Le rapprochement entre les deux pays date de 1971 lorsque Pékin de Mao et Freetown sous l’égide de son président de l’époque, Siaka Stevens, ont instauré leurs relations diplomatiques. En octobre de la même année, la Sierra Leone a fait partie des pays qui ont voté à l’Assemblée plénière des Nations unies la résolution reconnaissant la République populaire comme le seul représentant de la Chine.

Il semblerait que le courant passait bien entre le Sierra-Léonais Siaka Stevens et ses homologues chinois, favorisant des liens étroits entre leurs deux pays. La démission du président Stevens en 1985 et l’arrivée au pouvoir de l’opposition ont refroidi les relations, pour longtemps. Il va falloir attendre ensuite le retour au pouvoir de l’APC en 2007, avec l’élection d’Ernest Bai Koroma à la présidence, pour voir les relations bilatérales prospérer de nouveau.

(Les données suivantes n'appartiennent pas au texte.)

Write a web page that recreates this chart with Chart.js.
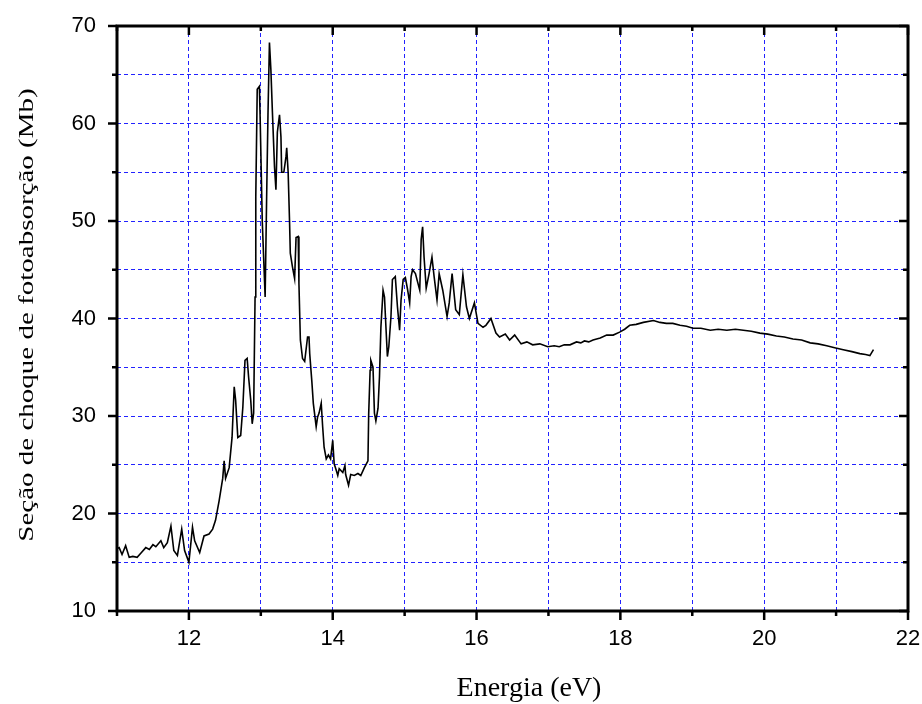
<!DOCTYPE html>
<html>
<head>
<meta charset="utf-8">
<script src="https://cdn.jsdelivr.net/npm/chart.js@4.4.1/dist/chart.umd.min.js"></script>
<style>
  body { margin: 0; background: #fff; }
  canvas { display: block; }
</style>
</head>
<body>
<canvas id="chart" width="922" height="704"></canvas>
<script>
// photon energy (eV) and photoabsorption cross section (Mb)
const energia = [
  11.00, 11.03, 11.07, 11.12, 11.17, 11.22, 11.28, 11.34, 11.40, 11.45,
  11.50, 11.54, 11.61, 11.65, 11.70, 11.75, 11.79, 11.84, 11.90, 11.94,
  11.98, 12.00, 12.05, 12.08, 12.15, 12.21, 12.28, 12.33, 12.37, 12.42,
  12.47, 12.49, 12.51, 12.56, 12.60, 12.63, 12.65, 12.68, 12.72, 12.75,
  12.78, 12.81, 12.83, 12.86, 12.88, 12.90, 12.92, 12.93, 12.95, 12.98,
  12.99, 13.02, 13.06, 13.08, 13.10, 13.12, 13.14, 13.16, 13.19, 13.21,
  13.23, 13.26, 13.28, 13.29, 13.32, 13.35, 13.36, 13.38, 13.40, 13.41,
  13.44, 13.47, 13.49, 13.52, 13.53, 13.55, 13.58, 13.61, 13.65, 13.67,
  13.68, 13.71, 13.73, 13.77, 13.79, 13.81, 13.84, 13.86, 13.88, 13.91,
  13.94, 13.97, 14.00, 14.02, 14.05, 14.07, 14.09, 14.14, 14.17, 14.18,
  14.22, 14.25, 14.30, 14.35, 14.39, 14.44, 14.49, 14.50, 14.52, 14.53,
  14.56, 14.58, 14.60, 14.63, 14.65, 14.67, 14.70, 14.72, 14.74, 14.76,
  14.78, 14.81, 14.83, 14.87, 14.90, 14.93, 14.95, 14.98, 15.01, 15.04,
  15.07, 15.09, 15.11, 15.15, 15.21, 15.23, 15.25, 15.27, 15.30, 15.34,
  15.38, 15.41, 15.45, 15.48, 15.53, 15.59, 15.62, 15.66, 15.71, 15.76,
  15.81, 15.86, 15.90, 15.97, 16.02, 16.09, 16.13, 16.20, 16.27, 16.32,
  16.40, 16.46, 16.53, 16.62, 16.70, 16.78, 16.88, 16.99, 17.08, 17.15,
  17.22, 17.30, 17.39, 17.45, 17.50, 17.56, 17.62, 17.72, 17.81, 17.90,
  17.99, 18.06, 18.13, 18.22, 18.32, 18.46, 18.55, 18.64, 18.73, 18.83,
  18.92, 19.01, 19.12, 19.25, 19.36, 19.48, 19.60, 19.71, 19.82, 19.94,
  20.05, 20.17, 20.28, 20.40, 20.52, 20.64, 20.75, 20.87, 20.98, 21.10,
  21.22, 21.33, 21.41, 21.47, 21.52
];
const secao = [
  16.4, 16.5, 15.8, 16.7, 15.5, 15.6, 15.5, 16.0, 16.5, 16.3,
  16.8, 16.6, 17.2, 16.5, 17.0, 18.7, 16.2, 15.7, 18.4, 16.2,
  15.4, 15.0, 18.6, 17.2, 16.0, 17.7, 17.9, 18.4, 19.3, 21.3,
  23.6, 25.4, 23.6, 24.7, 27.8, 33.0, 31.6, 27.8, 28.0, 30.9,
  35.7, 35.9, 34.0, 31.6, 29.2, 30.3, 42.2, 52.5, 63.5, 63.8,
  60.8, 50.0, 42.2, 52.0, 61.1, 68.3, 65.5, 61.4, 55.6, 53.2,
  59.1, 60.9, 58.6, 55.0, 55.0, 56.6, 57.5, 55.0, 49.8, 46.7,
  45.3, 44.1, 48.3, 48.4, 43.6, 37.8, 35.9, 35.6, 38.1, 38.1,
  36.4, 33.5, 31.3, 28.9, 29.9, 30.3, 31.3, 28.9, 26.8, 25.6,
  26.0, 25.6, 27.5, 25.1, 24.4, 23.9, 24.6, 24.2, 24.9, 24.0,
  22.9, 24.0, 23.9, 24.1, 23.9, 24.7, 25.4, 30.2, 34.7, 35.7,
  35.0, 30.3, 29.5, 30.8, 34.0, 39.1, 42.9, 42.2, 39.1, 36.1,
  37.1, 40.2, 44.0, 44.3, 41.2, 38.8, 41.9, 44.0, 44.2, 43.0,
  41.6, 44.3, 45.0, 44.6, 42.9, 48.1, 49.4, 46.3, 43.1, 44.6,
  46.3, 44.3, 41.9, 44.6, 42.9, 40.2, 41.6, 44.6, 40.9, 40.4,
  44.5, 41.2, 40.0, 41.6, 39.5, 39.1, 39.3, 40.0, 38.5, 38.1,
  38.4, 37.8, 38.3, 37.4, 37.6, 37.3, 37.4, 37.1, 37.2, 37.1,
  37.3, 37.3, 37.6, 37.5, 37.7, 37.6, 37.8, 38.0, 38.3, 38.3,
  38.6, 38.9, 39.3, 39.4, 39.6, 39.8, 39.6, 39.5, 39.5, 39.3,
  39.2, 39.0, 39.0, 38.8, 38.9, 38.8, 38.9, 38.8, 38.7, 38.5,
  38.4, 38.2, 38.1, 37.9, 37.8, 37.5, 37.4, 37.2, 37.0, 36.8,
  36.6, 36.4, 36.3, 36.2, 36.8
];

// axis ranges
const xMin = 11, xMax = 22, xStep = 1;
const yMin = 10, yMax = 70, yStep = 5;

const xTitle = 'Energia (eV)';
const yTitle = 'Seção de choque de fotoabsorção (Mb)';

const gridBlue = '#2222ff';

// thick frame with major/minor ticks, outward on left/bottom and inward on right/top
const framePlugin = {
  id: 'frame',
  afterDatasetsDraw(chart) {
    const { ctx, chartArea: a, scales } = chart;
    ctx.save();
    ctx.strokeStyle = '#000';
    ctx.lineWidth = 3;
    ctx.strokeRect(a.left, a.top, a.right - a.left, a.bottom - a.top);
    ctx.lineWidth = 2.5;
    ctx.beginPath();
    scales.x.ticks.forEach(t => {
      const px = scales.x.getPixelForValue(t.value);
      const len = t.value % 2 === 0 ? 9 : 5;
      ctx.moveTo(px, a.bottom); ctx.lineTo(px, a.bottom + len);
      ctx.moveTo(px, a.top); ctx.lineTo(px, a.top + len);
    });
    scales.y.ticks.forEach(t => {
      const py = scales.y.getPixelForValue(t.value);
      const len = t.value % 10 === 0 ? 9 : 5;
      ctx.moveTo(a.left, py); ctx.lineTo(a.left - len, py);
      ctx.moveTo(a.right, py); ctx.lineTo(a.right - len, py);
    });
    ctx.stroke();

    // axis titles
    ctx.fillStyle = '#000';
    ctx.textAlign = 'center';
    ctx.textBaseline = 'middle';
    ctx.font = '28px "Liberation Serif", "Times New Roman", serif';
    ctx.fillText(xTitle, 529, 689);

    ctx.translate(28, 315);
    ctx.rotate(-Math.PI / 2);
    ctx.scale(1, 0.72);
    ctx.font = '29px "Liberation Serif", "Times New Roman", serif';
    ctx.fillText(yTitle, 0, 0);
    ctx.restore();
  }
};

const innerGrid = (min, max) => ctx =>
  (ctx.tick && ctx.tick.value > min && ctx.tick.value < max) ? gridBlue : 'rgba(0,0,0,0)';

new Chart(document.getElementById('chart'), {
  type: 'line',
  data: {
    datasets: [{
      data: energia.map((e, i) => ({ x: e, y: secao[i] })),
      borderColor: '#000',
      borderWidth: 1.6,
      pointRadius: 0,
      tension: 0,
      fill: false
    }]
  },
  options: {
    responsive: false,
    animation: false,
    layout: { padding: { left: 0, right: 14, top: 26, bottom: 0 } },
    plugins: { legend: { display: false }, tooltip: { enabled: false } },
    scales: {
      x: {
        type: 'linear',
        min: xMin, max: xMax,
        afterFit: s => { s.height = 93; s.paddingLeft = 0; s.paddingRight = 0; },
        grid: { color: innerGrid(xMin, xMax), lineWidth: 1, drawTicks: false },
        border: { display: false, dash: [4, 3] },
        ticks: {
          stepSize: xStep, autoSkip: false, maxRotation: 0, padding: 15,
          color: '#000',
          font: { family: '"Liberation Sans", Arial, sans-serif', size: 22 },
          callback: v => (v % 2 === 0 ? v : '')
        }
      },
      y: {
        min: yMin, max: yMax,
        afterFit: s => { s.width = 117; s.paddingTop = 0; s.paddingBottom = 0; },
        grid: { color: innerGrid(yMin, yMax), lineWidth: 1, drawTicks: false },
        border: { display: false, dash: [4, 3] },
        ticks: {
          stepSize: yStep, padding: 21,
          color: '#000',
          font: { family: '"Liberation Sans", Arial, sans-serif', size: 22 },
          callback: v => (v % 10 === 0 ? v : '')
        }
      }
    }
  },
  plugins: [framePlugin]
});
</script>
</body>
</html>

Elles sont fondées sur la proximité qui perdure depuis 50 ans entre l’APC et le Parti communiste chinois (PCC). L’immeuble de sept étages, flambant neuf, qui accueille depuis l’été dernier le quartier général de l’APC à Freetown et qui est un cadeau du PPC, est la preuve de ces liens forts. Les années Koroma qui s’inscrivent dans cette tradition seront des années fastes pour la coopération économique entre la Chine et son allié ouest-africain.

Outre les contrats attribués aux entreprises chinoises pour la construction des infrastructures, totalisant des investissements à hauteur de 8 milliards de dollars, les deux mandats du président Koroma ont également vu la Chine s’imposer en tant qu’acteur incontournable dans le secteur des matières premières, notamment de minerai de fer, avec la reprise de l’opérateur minier britannique African Minerals en 2015 par la Chinoise Shandong Industries, l’un des principaux extracteurs de minerai de fer dans le monde. Présent aussi dans le secteur de l’exploitation forestière et la pêche maritime, le géant asiatique est devenu en l’espace de quelques années le tout premier importateur du poisson et du bois de construction de la Sierra Leone.

Ces relations étroites ne manqueront pas de susciter des critiques. La presse locale parle d’un pays « inféodé », incapable de refuser quoi que ce soit à son allié asiatique. Bientôt la Banque mondiale et le FMI joindront leurs voix au chœur des critiques pour dénoncer la construction d’infrastructures coûteuses notamment le projet d’une autoroute à péage et celui d’un second aéroport, mettant en garde le gouvernement sierra-léonais contre le piège de la dette susceptible de compromettre son indépendance politique et économique.

« Surréaliste ! »

Les critiques redoublent de virulence lorsqu’à l’approche de l’élection de cette année les Sierra-Léonais voient à la télévision les travailleurs chinois participer à la campagne du parti au pouvoir, vêtus de tee-shirts de l’APC. Plus incroyable encore, les meetings de Samura Kamara, candidat de l’APC, sont ponctués de slogans clamés à tue-tête : « Nous sommes tous Chinois ».

« C’était surréaliste ! Je dois vous avouer que je suis resté sans voix quand j’ai vu les images. Je n’ai toujours pas compris le sens de ce « coming out » politique de la part des Chinois », confie Alex Vines. « C’est d’autant moins compréhensible que la Sierra Leone n’est ni le Soudan ni l’Angola, où la Chine a des enjeux stratégiques majeurs », poursuit le chercheur.

Quelle peut être alors la conséquence sur le scrutin présidentiel de ce dévoilement involontaire de la réalité de l’influence politique chinoise ?

« Sans doute aucune, répond le chercheur de Chatham House, puisque cela n’a pas empêché le parti au pouvoir de remporter haut la main les législatives qui se sont déroulées en même temps que le premier tour de l’élection présidentielle. Et si d’aventure le candidat de l’opposition devait remporter le scrutin du 31 mars, cela ne changera rien, à mon avis, à l’ampleur de la coopération entre la Chine et la Sierra Leone.»

Et d'ajouter: « Business is business ! »


(1) Dr. Alex Vines est le directeur du programme africain du think-tank Chatham House, basé à Londres.